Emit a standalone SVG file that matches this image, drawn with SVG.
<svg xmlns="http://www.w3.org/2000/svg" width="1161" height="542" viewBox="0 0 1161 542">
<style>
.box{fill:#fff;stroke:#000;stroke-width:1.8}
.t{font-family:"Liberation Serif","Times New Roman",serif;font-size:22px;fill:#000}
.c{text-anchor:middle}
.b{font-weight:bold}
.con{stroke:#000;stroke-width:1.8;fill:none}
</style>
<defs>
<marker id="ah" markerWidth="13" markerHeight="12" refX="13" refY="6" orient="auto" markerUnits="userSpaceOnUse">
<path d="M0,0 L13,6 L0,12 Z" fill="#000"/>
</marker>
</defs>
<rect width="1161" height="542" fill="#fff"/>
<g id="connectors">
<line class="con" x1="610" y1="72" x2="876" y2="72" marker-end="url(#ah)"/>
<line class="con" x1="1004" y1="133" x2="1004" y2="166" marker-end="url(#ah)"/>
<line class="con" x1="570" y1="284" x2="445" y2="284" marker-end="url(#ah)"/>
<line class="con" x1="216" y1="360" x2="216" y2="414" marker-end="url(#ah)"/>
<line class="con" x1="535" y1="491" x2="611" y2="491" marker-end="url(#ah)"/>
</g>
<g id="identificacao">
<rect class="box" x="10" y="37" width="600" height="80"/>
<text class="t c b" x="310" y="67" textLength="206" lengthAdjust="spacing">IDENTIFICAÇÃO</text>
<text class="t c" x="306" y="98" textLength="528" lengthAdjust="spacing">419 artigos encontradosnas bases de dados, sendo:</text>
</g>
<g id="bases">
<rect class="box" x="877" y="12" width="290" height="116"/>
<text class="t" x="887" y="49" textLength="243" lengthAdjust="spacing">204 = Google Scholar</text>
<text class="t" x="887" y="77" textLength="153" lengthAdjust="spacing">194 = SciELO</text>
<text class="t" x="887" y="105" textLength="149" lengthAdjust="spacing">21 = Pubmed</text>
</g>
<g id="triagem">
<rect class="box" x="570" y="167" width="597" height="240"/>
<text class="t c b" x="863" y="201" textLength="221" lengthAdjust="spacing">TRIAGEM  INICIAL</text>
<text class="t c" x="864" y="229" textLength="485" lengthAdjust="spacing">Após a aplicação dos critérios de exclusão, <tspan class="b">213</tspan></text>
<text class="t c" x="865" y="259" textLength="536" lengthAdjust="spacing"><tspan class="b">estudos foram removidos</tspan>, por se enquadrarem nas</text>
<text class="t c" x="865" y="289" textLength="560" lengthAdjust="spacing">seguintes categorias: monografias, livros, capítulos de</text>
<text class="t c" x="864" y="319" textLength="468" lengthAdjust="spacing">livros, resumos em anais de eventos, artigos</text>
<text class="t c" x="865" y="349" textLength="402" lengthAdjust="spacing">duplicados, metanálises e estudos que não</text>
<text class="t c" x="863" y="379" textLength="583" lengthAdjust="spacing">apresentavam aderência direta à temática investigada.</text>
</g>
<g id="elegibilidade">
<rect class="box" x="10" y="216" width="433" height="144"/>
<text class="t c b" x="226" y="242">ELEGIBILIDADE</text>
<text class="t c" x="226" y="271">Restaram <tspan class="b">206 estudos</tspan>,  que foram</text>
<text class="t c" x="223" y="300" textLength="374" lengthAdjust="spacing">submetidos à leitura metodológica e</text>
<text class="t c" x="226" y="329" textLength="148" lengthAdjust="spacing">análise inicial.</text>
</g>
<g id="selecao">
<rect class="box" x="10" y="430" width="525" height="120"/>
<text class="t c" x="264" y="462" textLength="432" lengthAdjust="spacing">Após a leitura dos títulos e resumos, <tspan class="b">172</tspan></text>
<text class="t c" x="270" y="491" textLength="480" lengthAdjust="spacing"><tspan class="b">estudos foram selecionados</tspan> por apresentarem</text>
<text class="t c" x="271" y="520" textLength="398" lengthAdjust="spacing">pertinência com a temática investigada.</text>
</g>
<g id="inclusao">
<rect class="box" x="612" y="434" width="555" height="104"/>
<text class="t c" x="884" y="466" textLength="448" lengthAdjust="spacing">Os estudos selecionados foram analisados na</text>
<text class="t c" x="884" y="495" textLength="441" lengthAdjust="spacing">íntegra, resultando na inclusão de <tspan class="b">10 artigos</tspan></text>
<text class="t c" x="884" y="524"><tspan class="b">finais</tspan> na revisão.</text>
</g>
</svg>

TASK GOAL: Please output the complete data exactly.

SOLUTION:
Emit a standalone SVG file that matches this image, drawn with SVG.
<svg xmlns="http://www.w3.org/2000/svg" width="1161" height="542" viewBox="0 0 1161 542">
<style>
.box{fill:#fff;stroke:#000;stroke-width:1.8}
.t{font-family:"Liberation Serif","Times New Roman",serif;font-size:22px;fill:#000}
.c{text-anchor:middle}
.b{font-weight:bold}
.con{stroke:#000;stroke-width:1.8;fill:none}
</style>
<defs>
<marker id="ah" markerWidth="13" markerHeight="12" refX="13" refY="6" orient="auto" markerUnits="userSpaceOnUse">
<path d="M0,0 L13,6 L0,12 Z" fill="#000"/>
</marker>
</defs>
<rect width="1161" height="542" fill="#fff"/>
<g id="connectors">
<line class="con" x1="610" y1="72" x2="876" y2="72" marker-end="url(#ah)"/>
<line class="con" x1="1004" y1="133" x2="1004" y2="166" marker-end="url(#ah)"/>
<line class="con" x1="570" y1="284" x2="445" y2="284" marker-end="url(#ah)"/>
<line class="con" x1="216" y1="360" x2="216" y2="414" marker-end="url(#ah)"/>
<line class="con" x1="535" y1="491" x2="611" y2="491" marker-end="url(#ah)"/>
</g>
<g id="identificacao">
<rect class="box" x="10" y="37" width="600" height="80"/>
<text class="t c b" x="310" y="67" textLength="206" lengthAdjust="spacing">IDENTIFICAÇÃO</text>
<text class="t c" x="306" y="98" textLength="528" lengthAdjust="spacing">419 artigos encontradosnas bases de dados, sendo:</text>
</g>
<g id="bases">
<rect class="box" x="877" y="12" width="290" height="116"/>
<text class="t" x="887" y="49" textLength="243" lengthAdjust="spacing">204 = Google Scholar</text>
<text class="t" x="887" y="77" textLength="153" lengthAdjust="spacing">194 = SciELO</text>
<text class="t" x="887" y="105" textLength="149" lengthAdjust="spacing">21 = Pubmed</text>
</g>
<g id="triagem">
<rect class="box" x="570" y="167" width="597" height="240"/>
<text class="t c b" x="863" y="201" textLength="221" lengthAdjust="spacing">TRIAGEM  INICIAL</text>
<text class="t c" x="864" y="229" textLength="485" lengthAdjust="spacing">Após a aplicação dos critérios de exclusão, <tspan class="b">213</tspan></text>
<text class="t c" x="865" y="259" textLength="536" lengthAdjust="spacing"><tspan class="b">estudos foram removidos</tspan>, por se enquadrarem nas</text>
<text class="t c" x="865" y="289" textLength="560" lengthAdjust="spacing">seguintes categorias: monografias, livros, capítulos de</text>
<text class="t c" x="864" y="319" textLength="468" lengthAdjust="spacing">livros, resumos em anais de eventos, artigos</text>
<text class="t c" x="865" y="349" textLength="402" lengthAdjust="spacing">duplicados, metanálises e estudos que não</text>
<text class="t c" x="863" y="379" textLength="583" lengthAdjust="spacing">apresentavam aderência direta à temática investigada.</text>
</g>
<g id="elegibilidade">
<rect class="box" x="10" y="216" width="433" height="144"/>
<text class="t c b" x="226" y="242">ELEGIBILIDADE</text>
<text class="t c" x="226" y="271">Restaram <tspan class="b">206 estudos</tspan>,  que foram</text>
<text class="t c" x="223" y="300" textLength="374" lengthAdjust="spacing">submetidos à leitura metodológica e</text>
<text class="t c" x="226" y="329" textLength="148" lengthAdjust="spacing">análise inicial.</text>
</g>
<g id="selecao">
<rect class="box" x="10" y="430" width="525" height="120"/>
<text class="t c" x="264" y="462" textLength="432" lengthAdjust="spacing">Após a leitura dos títulos e resumos, <tspan class="b">172</tspan></text>
<text class="t c" x="270" y="491" textLength="480" lengthAdjust="spacing"><tspan class="b">estudos foram selecionados</tspan> por apresentarem</text>
<text class="t c" x="271" y="520" textLength="398" lengthAdjust="spacing">pertinência com a temática investigada.</text>
</g>
<g id="inclusao">
<rect class="box" x="612" y="434" width="555" height="104"/>
<text class="t c" x="884" y="466" textLength="448" lengthAdjust="spacing">Os estudos selecionados foram analisados na</text>
<text class="t c" x="884" y="495" textLength="441" lengthAdjust="spacing">íntegra, resultando na inclusão de <tspan class="b">10 artigos</tspan></text>
<text class="t c" x="884" y="524"><tspan class="b">finais</tspan> na revisão.</text>
</g>
</svg>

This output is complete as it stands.